** MATERIAL PROVIDED **
——————————
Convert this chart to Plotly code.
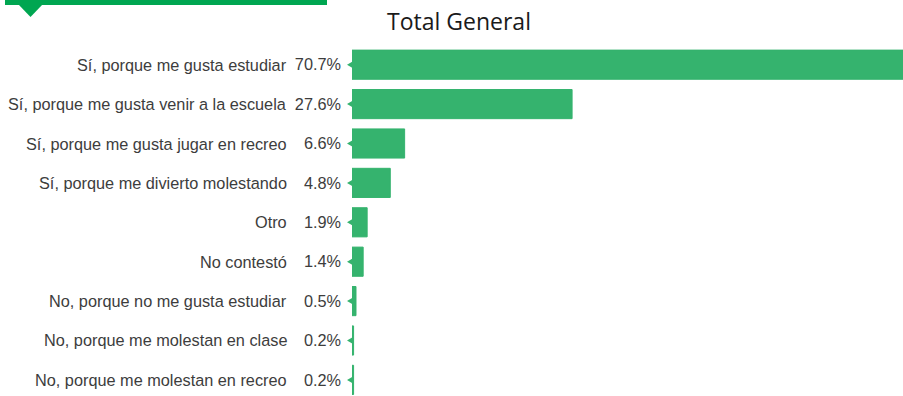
import plotly.graph_objects as go

categories = [
    "Sí, porque me gusta estudiar",
    "Sí, porque me gusta venir a la escuela",
    "Sí, porque me gusta jugar en recreo",
    "Sí, porque me divierto molestando",
    "Otro",
    "No contestó",
    "No, porque no me gusta estudiar",
    "No, porque me molestan en clase",
    "No, porque me molestan en recreo",
]
values = [70.7, 27.6, 6.6, 4.8, 1.9, 1.4, 0.5, 0.2, 0.2]
title_text = "Total General"

BAR = "#35b36e"
ACCENT = "#00a651"
TEXT = "#3d3d3d"
LABEL_FONT = "Liberation Sans, Arial, sans-serif"

rows = list(range(len(categories)))
value_labels = [f"{v:.1f}%" for v in values]

fig = go.Figure()
fig.add_trace(go.Bar(
    x=values, y=rows, orientation="h",
    marker=dict(color=BAR, line=dict(width=1, color=BAR)),
    width=0.74, hoverinfo="skip",
))

# small pointer at the base of each bar
for r in rows:
    fig.add_shape(type="path", xref="paper", yref="y",
                  xsizemode="pixel", ysizemode="pixel", xanchor=0, yanchor=r,
                  path="M 1,3.5 L 1,-3.5 L -5,0 Z",
                  fillcolor=BAR, line=dict(width=0), layer="above")

for r, cat in zip(rows, categories):
    fig.add_annotation(
        x=0, xref="paper", y=r, yref="y", text=cat, showarrow=False,
        xanchor="right", yanchor="middle", xshift=-63,
        font=dict(family=LABEL_FONT, size=16.3, color=TEXT),
    )

# green header strip with a downward notch
fig.add_shape(type="rect", xref="paper", yref="paper",
              xsizemode="pixel", ysizemode="pixel", xanchor=0, yanchor=1,
              x0=-347, x1=-25, y0=40, y1=46,
              fillcolor=ACCENT, line=dict(width=0))
fig.add_shape(type="path", xref="paper", yref="paper",
              xsizemode="pixel", ysizemode="pixel", xanchor=0, yanchor=1,
              path="M -334,41 L -309,41 L -321.5,28 Z",
              fillcolor=ACCENT, line=dict(width=0))

fig.update_layout(
    width=903, height=396,
    margin=dict(l=352, r=0, t=45, b=0),
    paper_bgcolor="white", plot_bgcolor="white",
    showlegend=False,
    title=dict(text=title_text, x=459 / 903, xanchor="center",
               y=1 - 22 / 396, yanchor="middle", xref="container", yref="container",
               font=dict(family="Open Sans, sans-serif", size=23, color="#1a1a1a")),
    xaxis=dict(range=[0, 69.1], visible=False, fixedrange=True),
    yaxis=dict(range=[8.409, -0.5], tickvals=rows, ticktext=value_labels,
               showgrid=False, zeroline=False, showline=False, ticks="",
               ticklabelstandoff=10,
               tickfont=dict(family=LABEL_FONT, size=16.3, color=TEXT)),
)

fig.write_html("out.html")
——————————
** SET PROBLEM **
Restate, line by line and word for word, everything from the top of the material through the line that contains "import plotly.graph_objects as go". Leave pictures out.

** SOLUTION BELOW **
Convert this chart to Plotly code.
import plotly.graph_objects as go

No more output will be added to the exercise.